Omit all images. Write out the rest of the material exactly.
++++ DATA BLOCK
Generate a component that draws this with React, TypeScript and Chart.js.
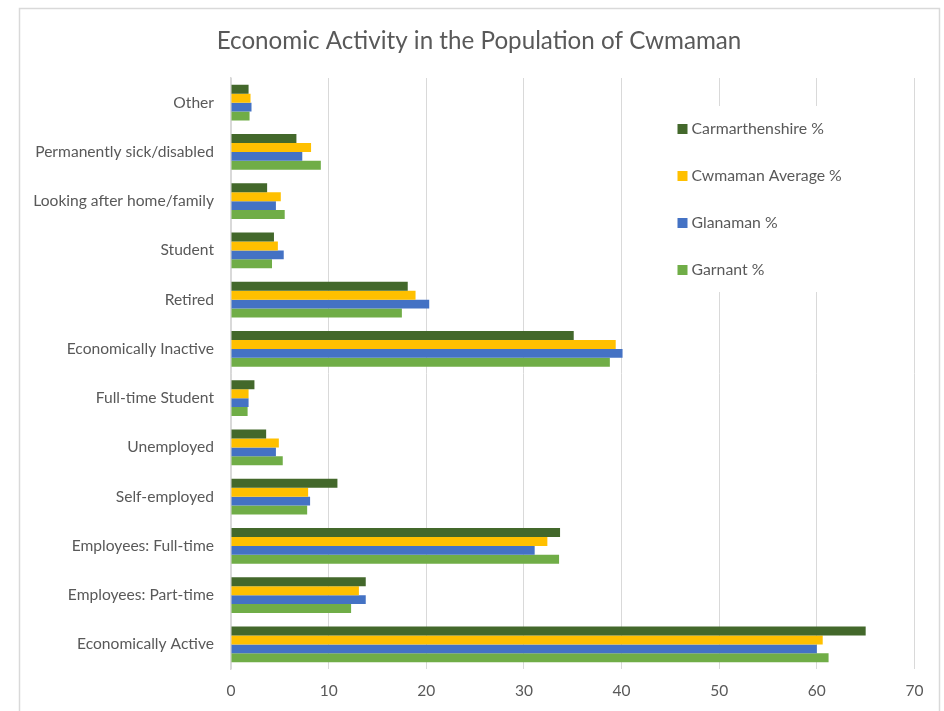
import React, { useEffect, useRef } from "react";
import { Chart, registerables } from "chart.js";

Chart.register(...registerables);

const chartTitle = "Economic Activity in the Population of Cwmaman";
const categories = [
  "Other",
  "Permanently sick/disabled",
  "Looking after home/family",
  "Student",
  "Retired",
  "Economically Inactive",
  "Full-time Student",
  "Unemployed",
  "Self-employed",
  "Employees: Full-time",
  "Employees: Part-time",
  "Economically Active",
];
const seriesNames = ["Carmarthenshire %", "Cwmaman Average %", "Glanaman %", "Garnant %"];
const carmarthenshire = [1.8, 6.7, 3.7, 4.4, 18.1, 35.1, 2.4, 3.6, 10.9, 33.7, 13.8, 65.0];
const cwmamanAverage = [2.0, 8.2, 5.1, 4.8, 18.9, 39.4, 1.8, 4.9, 7.9, 32.4, 13.1, 60.6];
const glanaman = [2.1, 7.3, 4.6, 5.4, 20.3, 40.1, 1.8, 4.6, 8.1, 31.1, 13.8, 60.0];
const garnant = [1.9, 9.2, 5.5, 4.2, 17.5, 38.8, 1.7, 5.3, 7.8, 33.6, 12.3, 61.2];
const xMin = 0;
const xMax = 70;
const xStep = 10;

const colors = ["#43682B", "#FFC000", "#4472C4", "#70AD47"];
const TEXT = "#595959";
const GRID = "#d9d9d9";
const FONT = "Lato, 'Open Sans', sans-serif";

const framePlugin = {
  id: "frame",
  beforeDraw(chart: any) {
    const { ctx, width, height } = chart;
    ctx.save();
    ctx.fillStyle = "#ffffff";
    ctx.fillRect(0, 0, width, height);
    ctx.strokeStyle = GRID;
    ctx.lineWidth = 1.5;
    ctx.strokeRect(19.5, 8.5, 920, height + 20);
    ctx.fillStyle = TEXT;
    ctx.font = `24.2px ${FONT}`;
    ctx.textAlign = "center";
    ctx.textBaseline = "middle";
    ctx.fillText(chartTitle, 479, 41);
    ctx.restore();
  },
};

const legendPlugin = {
  id: "insideLegend",
  afterDatasetsDraw(chart: any) {
    const { ctx, chartArea } = chart;
    const x0 = chartArea.right - 237;
    const y0 = chartArea.top + 28;
    ctx.save();
    ctx.fillStyle = "#ffffff";
    ctx.fillRect(x0 - 30, y0, 250, 186);
    ctx.font = `15.8px ${FONT}`;
    ctx.textBaseline = "middle";
    ctx.textAlign = "left";
    chart.data.datasets.forEach((ds: any, i: number) => {
      const cy = y0 + 23 + i * 47;
      ctx.fillStyle = ds.backgroundColor;
      ctx.fillRect(x0, cy - 5, 10, 10);
      ctx.fillStyle = TEXT;
      ctx.fillText(ds.label, x0 + 14, cy);
    });
    ctx.restore();
  },
};

export default function App() {
  const ref = useRef<HTMLCanvasElement | null>(null);
  useEffect(() => {
    if (!ref.current) return;
    const series = [carmarthenshire, cwmamanAverage, glanaman, garnant];
    const chart = new Chart(ref.current, {
      type: "bar",
      data: {
        labels: categories,
        datasets: series.map((d, i) => ({
          label: seriesNames[i],
          data: d,
          backgroundColor: colors[i],
          borderWidth: 0,
          barPercentage: 1,
          categoryPercentage: 0.725,
        })),
      },
      options: {
        indexAxis: "y",
        animation: false,
        responsive: false,
        devicePixelRatio: 1,
        layout: { padding: { left: 0, right: 29.5, top: 78, bottom: 0 } },
        plugins: {
          legend: { display: false },
          title: { display: false },
          tooltip: { enabled: false },
        },
        scales: {
          x: {
            min: xMin,
            max: xMax,
            ticks: { stepSize: xStep, color: TEXT, font: { family: FONT, size: 15.5 }, padding: 13 },
            grid: { color: GRID, lineWidth: 1, drawTicks: false, tickLength: 0 },
            border: { display: false },
            afterFit: (s: any) => {
              s.height = 42;
            },
          },
          y: {
            ticks: { color: TEXT, font: { family: FONT, size: 15.6 }, padding: 17, autoSkip: false },
            grid: { display: false, drawTicks: false, tickLength: 0 },
            border: { display: true, color: GRID, width: 1.5 },
            afterFit: (s: any) => {
              s.width = 231;
            },
          },
        },
      },
      plugins: [framePlugin, legendPlugin],
    });
    return () => chart.destroy();
  }, []);
  return (
    <div style={{ position: "fixed", left: 0, top: 0, width: 944, height: 711 }}>
      <canvas ref={ref} width={944} height={711} style={{ display: "block" }} />
    </div>
  );
}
++++++++
■ ANSWER TO THE EXERCISE
Generate a component that draws this with React, TypeScript and Chart.js.
import React, { useEffect, useRef } from "react";
import { Chart, registerables } from "chart.js";

Chart.register(...registerables);

const chartTitle = "Economic Activity in the Population of Cwmaman";
const categories = [
  "Other",
  "Permanently sick/disabled",
  "Looking after home/family",
  "Student",
  "Retired",
  "Economically Inactive",
  "Full-time Student",
  "Unemployed",
  "Self-employed",
  "Employees: Full-time",
  "Employees: Part-time",
  "Economically Active",
];
const seriesNames = ["Carmarthenshire %", "Cwmaman Average %", "Glanaman %", "Garnant %"];
const carmarthenshire = [1.8, 6.7, 3.7, 4.4, 18.1, 35.1, 2.4, 3.6, 10.9, 33.7, 13.8, 65.0];
const cwmamanAverage = [2.0, 8.2, 5.1, 4.8, 18.9, 39.4, 1.8, 4.9, 7.9, 32.4, 13.1, 60.6];
const glanaman = [2.1, 7.3, 4.6, 5.4, 20.3, 40.1, 1.8, 4.6, 8.1, 31.1, 13.8, 60.0];
const garnant = [1.9, 9.2, 5.5, 4.2, 17.5, 38.8, 1.7, 5.3, 7.8, 33.6, 12.3, 61.2];
const xMin = 0;
const xMax = 70;
const xStep = 10;

const colors = ["#43682B", "#FFC000", "#4472C4", "#70AD47"];
const TEXT = "#595959";
const GRID = "#d9d9d9";
const FONT = "Lato, 'Open Sans', sans-serif";

const framePlugin = {
  id: "frame",
  beforeDraw(chart: any) {
    const { ctx, width, height } = chart;
    ctx.save();
    ctx.fillStyle = "#ffffff";
    ctx.fillRect(0, 0, width, height);
    ctx.strokeStyle = GRID;
    ctx.lineWidth = 1.5;
    ctx.strokeRect(19.5, 8.5, 920, height + 20);
    ctx.fillStyle = TEXT;
    ctx.font = `24.2px ${FONT}`;
    ctx.textAlign = "center";
    ctx.textBaseline = "middle";
    ctx.fillText(chartTitle, 479, 41);
    ctx.restore();
  },
};

const legendPlugin = {
  id: "insideLegend",
  afterDatasetsDraw(chart: any) {
    const { ctx, chartArea } = chart;
    const x0 = chartArea.right - 237;
    const y0 = chartArea.top + 28;
    ctx.save();
    ctx.fillStyle = "#ffffff";
    ctx.fillRect(x0 - 30, y0, 250, 186);
    ctx.font = `15.8px ${FONT}`;
    ctx.textBaseline = "middle";
    ctx.textAlign = "left";
    chart.data.datasets.forEach((ds: any, i: number) => {
      const cy = y0 + 23 + i * 47;
      ctx.fillStyle = ds.backgroundColor;
      ctx.fillRect(x0, cy - 5, 10, 10);
      ctx.fillStyle = TEXT;
      ctx.fillText(ds.label, x0 + 14, cy);
    });
    ctx.restore();
  },
};

export default function App() {
  const ref = useRef<HTMLCanvasElement | null>(null);
  useEffect(() => {
    if (!ref.current) return;
    const series = [carmarthenshire, cwmamanAverage, glanaman, garnant];
    const chart = new Chart(ref.current, {
      type: "bar",
      data: {
        labels: categories,
        datasets: series.map((d, i) => ({
          label: seriesNames[i],
          data: d,
          backgroundColor: colors[i],
          borderWidth: 0,
          barPercentage: 1,
          categoryPercentage: 0.725,
        })),
      },
      options: {
        indexAxis: "y",
        animation: false,
        responsive: false,
        devicePixelRatio: 1,
        layout: { padding: { left: 0, right: 29.5, top: 78, bottom: 0 } },
        plugins: {
          legend: { display: false },
          title: { display: false },
          tooltip: { enabled: false },
        },
        scales: {
          x: {
            min: xMin,
            max: xMax,
            ticks: { stepSize: xStep, color: TEXT, font: { family: FONT, size: 15.5 }, padding: 13 },
            grid: { color: GRID, lineWidth: 1, drawTicks: false, tickLength: 0 },
            border: { display: false },
            afterFit: (s: any) => {
              s.height = 42;
            },
          },
          y: {
            ticks: { color: TEXT, font: { family: FONT, size: 15.6 }, padding: 17, autoSkip: false },
            grid: { display: false, drawTicks: false, tickLength: 0 },
            border: { display: true, color: GRID, width: 1.5 },
            afterFit: (s: any) => {
              s.width = 231;
            },
          },
        },
      },
      plugins: [framePlugin, legendPlugin],
    });
    return () => chart.destroy();
  }, []);
  return (
    <div style={{ position: "fixed", left: 0, top: 0, width: 944, height: 711 }}>
      <canvas ref={ref} width={944} height={711} style={{ display: "block" }} />
    </div>
  );
}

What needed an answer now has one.